B. Algebraic Structure (Onsager Algebra)

The paper constructs the generalized Onsager algebra for the (3+1)D KS system.

• They demonstrate that the regularized chiral charge $Q_{reg}$ belongs to this algebra.
• Crucially, they show that $Q_A$ commutes with all elements of the Onsager algebra, identifying it as a central charge. This supports the argument that the previously identified quantized charge $Q_{ST}$ is not the chiral charge responsible for the anomaly.

C. Restoration of Symmetry with Specific Gauge Fields

The authors prove that while the chiral symmetry is generally broken by arbitrary gauge fields, it is preserved for a specific class of $U(1)$ link configurations carrying non-trivial uniform magnetic and electric fields. This allows for a rigorous definition of the vacuum state and the calculation of the anomaly.

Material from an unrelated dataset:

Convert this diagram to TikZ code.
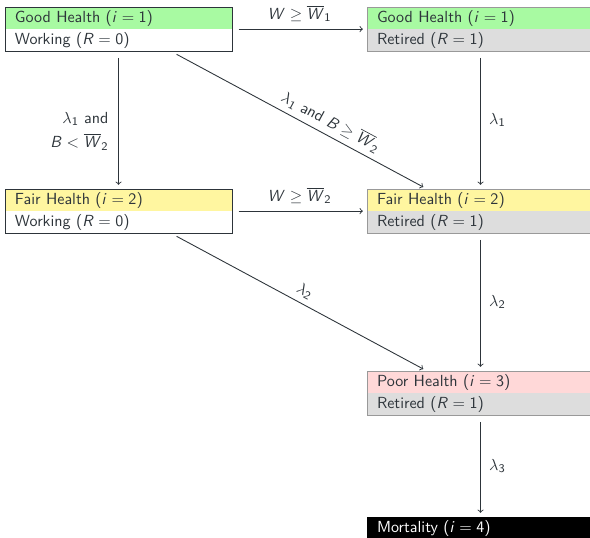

D. Numerical Verification of the Anomaly

Through numerical simulations, the authors verify that the time derivative of the vacuum expectation value of $Q_A$ satisfies the anomalous conservation law:
$$\frac{d}{dt} \langle Q_A(t) \rangle = - \sum_x \frac{E_i B_i}{2\pi^2}$$

• The results match the continuum prediction for a two-flavor Dirac fermion system (a factor of 2 difference from the single-flavor case).
• They also analyze the anti-Hermitian part ($\tilde{Q}$), showing its expectation value corresponds to the imaginary part of the continuum current, further confirming the consistency of the lattice regularization.

4. Results

• Anomaly Equation: The numerical data for $\langle Q_A(t) \rangle$ under adiabatic electric field evolution exhibits discontinuities at times corresponding to zero-mode crossings. The slope of the linear regions between discontinuities perfectly matches the theoretical prediction for the chiral anomaly in a two-flavor theory.
• Continuum Convergence: The lattice definitions of the chiral charge density and current converge to the continuum expressions involving $\gamma_5$ and the electromagnetic field tensor.
• Algebraic Insight: The identification of $Q_A$ as a central charge clarifies the structure of chiral symmetries in KS fermions, distinguishing the "true" chiral charge from other shift-generated charges.

5. Significance

• Hamiltonian Lattice QCD: This work provides a robust framework for studying chiral symmetry and anomalies in the Hamiltonian formalism, which is crucial for real-time dynamics and quantum simulation (e.g., on quantum computers) where Euclidean path integrals are not directly applicable.
• Two-Flavor Consistency: It confirms that KS fermions in (3+1)D correctly reproduce the physics of two-flavor Dirac fermions, resolving ambiguities about the "taste" structure in the chiral limit.
• Quantum Simulation: By constructing a discrete chiral operator that explicitly possesses chiral symmetry in specific gauge configurations, the authors suggest a pathway to constructing Hamiltonians for Quantum Electrodynamics (QED) that explicitly preserve chiral symmetry. This could significantly improve the convergence of numerical calculations to the continuum limit, aiding in the simulation of physical phenomena involving $\theta$-terms and topological effects.
• Theoretical Clarification: The paper resolves the relationship between shift symmetries, Onsager algebras, and chiral anomalies in higher dimensions, correcting previous interpretations that conflated quantized shift charges with the chiral charge.